手机完成它的使命,悄然落在床上。
司明沉将门锁锁住,重新靠近温稚。
温稚又急又羞:“司司,你要干什么?”
司明沉脱下西装外套:“这个问题,似曾相识。”
温稚还没来得及从礼物盒中爬出来,已经被当成礼物,被主人抱走,扔在床上。
温稚翘着屁股想要往前爬,右腿赫然被司明沉拉住,紧接着整个人像是提线木偶一般,被迫趴着。
司明沉眼底充斥着占有欲,悄然一笑:“知知是粉色的。”
温稚:“…”流氓。
餐厅里,火锅热气弥漫,大家一边聊天一边好奇温稚和司明沉怎么还不下来。
一直到晚上八点,司明沉才换上干净的休闲衣款款下楼。
身后跟着温稚,老老实实。
每走一步,都战战兢兢。
江乘书望着两人:“你们可结束了,快吃饭。”
温稚一愣:“…”
这些人知道他们干什么了?什么叫“可”结束了?这是嫌弃他们的时间长?
温稚脑袋瓜里的小片段嗖嗖翻篇,小脸通黄。
司明沉倒是没有什么多余的表情:“嗯。”
温稚抻了抻司明沉的袖子,疯狂暗示。
“换套衣服这么慢。”陈煜话里有话,调侃道:“我们都快吃完了。”
司明沉动作自然地拿来一个软的靠垫,让温稚坐在上面:“洗了个澡,今天去工地视察,身上有土。”
桑昱:“好了,快吃饭吧。”
司明沉扯谎的程度令温稚叹为观止,他抱着碗,眼神乱转。视线不知不觉落在司明沉发红的脖颈上。
上面那道领带勒的痕迹,格外明显。也是他刚才意乱之下不小心拽到的。
“别吃辣的。”司明沉声音很轻,但所有人都能听到。
温稚的脸骤然涨红,声音像蚊子一般:“嗯。”
“小稚恢复得怎么样了?”江乘书关心地询问:“我男朋友认识许多有名的脑科医生,如果你目前的治疗效果不明显,我可以让他帮你介绍。”

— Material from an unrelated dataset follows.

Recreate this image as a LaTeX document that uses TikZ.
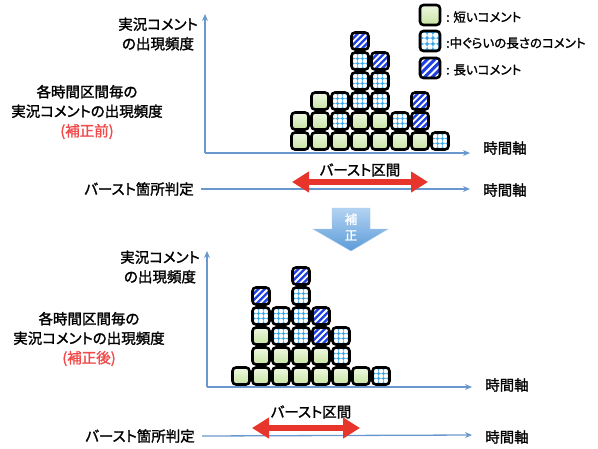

温稚点点头:“谢谢,我现在一周一复查,医生说恢复得不错。至于丢掉的记忆什么时候能回来,医生也说不准,只能看看。”
江乘书温和笑着:“别着急。”
“听说桑祁最近瞒惨。”陈煜视线落在温稚身上,试探地说道:“他最近忙着拉融资,那小破公司快破产了。”
“就他那张嘴,大家都懂。”
司明沉的朋友们不知道温稚其实没有和桑祁交往过这件事,说话时有些小心。
温稚语气略带兴奋:“桑祁破产了?”
陈煜瞧着温稚的态度,神色古怪,跟乔倦他们使了使眼色。
司明沉平静地帮温稚盛牛肉汤,没有搭话。
乔倦说:“能不破产吗?投几个项目赔几个,把他爹气得半死。”
江乘书对桑祁的印象还停留在高中时,他犹豫片刻说道:“我不太喜欢他。”
司明沉的注意力被吸引:“为什么。”
江乘书说出小时候他亲眼见证的一件事。
当年,他们就读于江京市最好的贵族寄宿制小学,每个周末都会结伴回家。
有一次期末成绩出来时,桑祁进步很大,于是邀请江乘书去家里玩。